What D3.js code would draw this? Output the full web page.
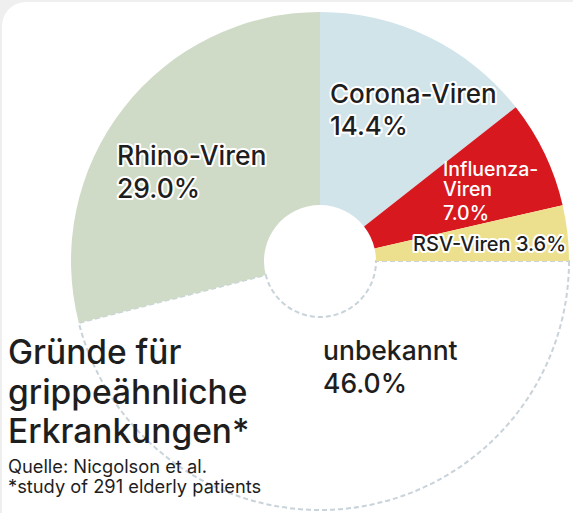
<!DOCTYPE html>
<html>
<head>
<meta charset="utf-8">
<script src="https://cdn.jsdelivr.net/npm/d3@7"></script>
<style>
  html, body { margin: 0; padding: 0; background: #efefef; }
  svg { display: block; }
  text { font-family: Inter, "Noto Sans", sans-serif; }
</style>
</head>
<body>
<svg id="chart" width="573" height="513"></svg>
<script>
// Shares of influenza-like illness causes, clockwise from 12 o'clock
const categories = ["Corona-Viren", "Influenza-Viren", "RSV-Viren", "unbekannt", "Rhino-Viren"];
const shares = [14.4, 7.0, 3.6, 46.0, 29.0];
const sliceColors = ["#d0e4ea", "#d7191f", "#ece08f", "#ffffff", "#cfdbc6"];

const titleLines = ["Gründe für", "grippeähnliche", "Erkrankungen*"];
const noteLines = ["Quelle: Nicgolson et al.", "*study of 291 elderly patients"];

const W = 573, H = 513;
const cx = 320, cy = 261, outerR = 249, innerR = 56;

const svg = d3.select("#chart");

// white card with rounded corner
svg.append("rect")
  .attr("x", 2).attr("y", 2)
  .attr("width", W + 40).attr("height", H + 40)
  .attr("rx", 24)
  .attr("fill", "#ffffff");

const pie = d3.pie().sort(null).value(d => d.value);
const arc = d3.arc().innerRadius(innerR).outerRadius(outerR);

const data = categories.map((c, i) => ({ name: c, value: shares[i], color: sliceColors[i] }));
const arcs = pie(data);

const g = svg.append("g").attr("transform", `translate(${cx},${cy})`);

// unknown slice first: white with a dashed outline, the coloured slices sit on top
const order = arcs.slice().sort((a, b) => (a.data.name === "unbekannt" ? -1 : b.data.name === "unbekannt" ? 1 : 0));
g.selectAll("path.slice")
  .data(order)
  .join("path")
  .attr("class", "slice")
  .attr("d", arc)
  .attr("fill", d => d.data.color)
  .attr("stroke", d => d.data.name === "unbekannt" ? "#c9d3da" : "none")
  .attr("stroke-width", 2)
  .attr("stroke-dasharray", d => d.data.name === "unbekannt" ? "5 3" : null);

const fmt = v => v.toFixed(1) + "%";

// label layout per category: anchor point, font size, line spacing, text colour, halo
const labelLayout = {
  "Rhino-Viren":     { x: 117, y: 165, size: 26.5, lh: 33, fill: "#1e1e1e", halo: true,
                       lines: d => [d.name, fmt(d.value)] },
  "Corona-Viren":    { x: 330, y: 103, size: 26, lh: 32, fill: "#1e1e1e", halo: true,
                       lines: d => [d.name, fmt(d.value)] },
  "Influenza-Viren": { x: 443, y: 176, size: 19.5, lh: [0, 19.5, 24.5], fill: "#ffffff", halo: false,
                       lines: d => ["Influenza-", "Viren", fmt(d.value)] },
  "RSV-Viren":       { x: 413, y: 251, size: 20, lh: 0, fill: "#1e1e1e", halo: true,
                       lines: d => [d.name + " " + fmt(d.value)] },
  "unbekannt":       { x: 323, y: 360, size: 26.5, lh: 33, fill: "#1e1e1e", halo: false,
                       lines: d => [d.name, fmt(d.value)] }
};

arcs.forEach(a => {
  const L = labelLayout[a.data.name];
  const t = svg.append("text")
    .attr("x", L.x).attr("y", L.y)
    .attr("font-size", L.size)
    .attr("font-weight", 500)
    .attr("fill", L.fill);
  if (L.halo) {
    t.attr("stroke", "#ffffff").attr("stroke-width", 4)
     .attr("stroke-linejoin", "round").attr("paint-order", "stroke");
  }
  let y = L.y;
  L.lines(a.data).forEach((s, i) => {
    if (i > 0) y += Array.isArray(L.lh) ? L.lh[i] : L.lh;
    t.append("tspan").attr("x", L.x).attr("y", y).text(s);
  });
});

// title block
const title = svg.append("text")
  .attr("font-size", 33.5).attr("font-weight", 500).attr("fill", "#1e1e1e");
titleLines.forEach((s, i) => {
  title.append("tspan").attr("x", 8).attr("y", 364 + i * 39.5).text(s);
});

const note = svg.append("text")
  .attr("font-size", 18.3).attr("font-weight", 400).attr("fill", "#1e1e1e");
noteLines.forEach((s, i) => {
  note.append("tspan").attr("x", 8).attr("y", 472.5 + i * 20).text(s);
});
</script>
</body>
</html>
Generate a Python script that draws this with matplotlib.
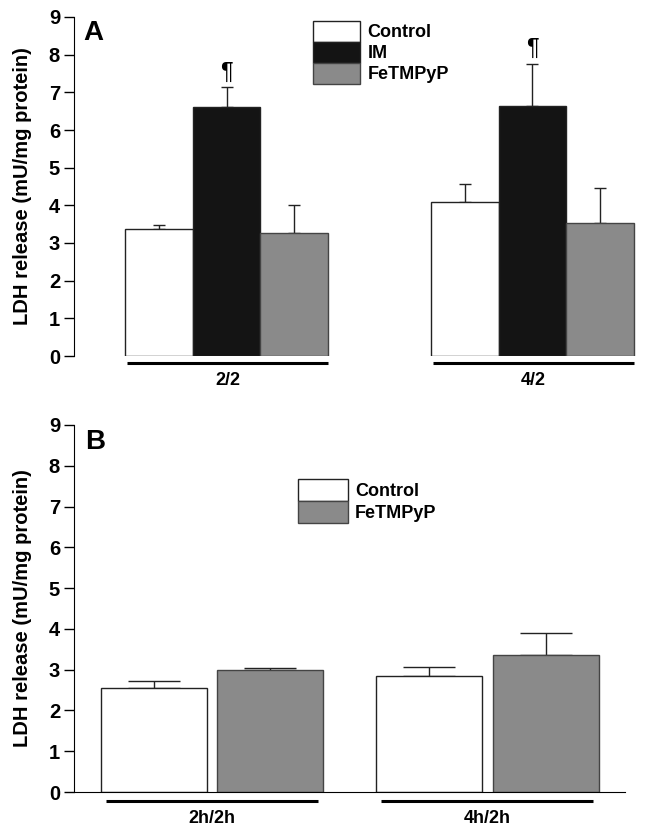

• • •

Check all the records above and select each line where the string "this" is found.

What D3.js code would draw this? Output the full web page.
Generate a Python script that draws this with matplotlib.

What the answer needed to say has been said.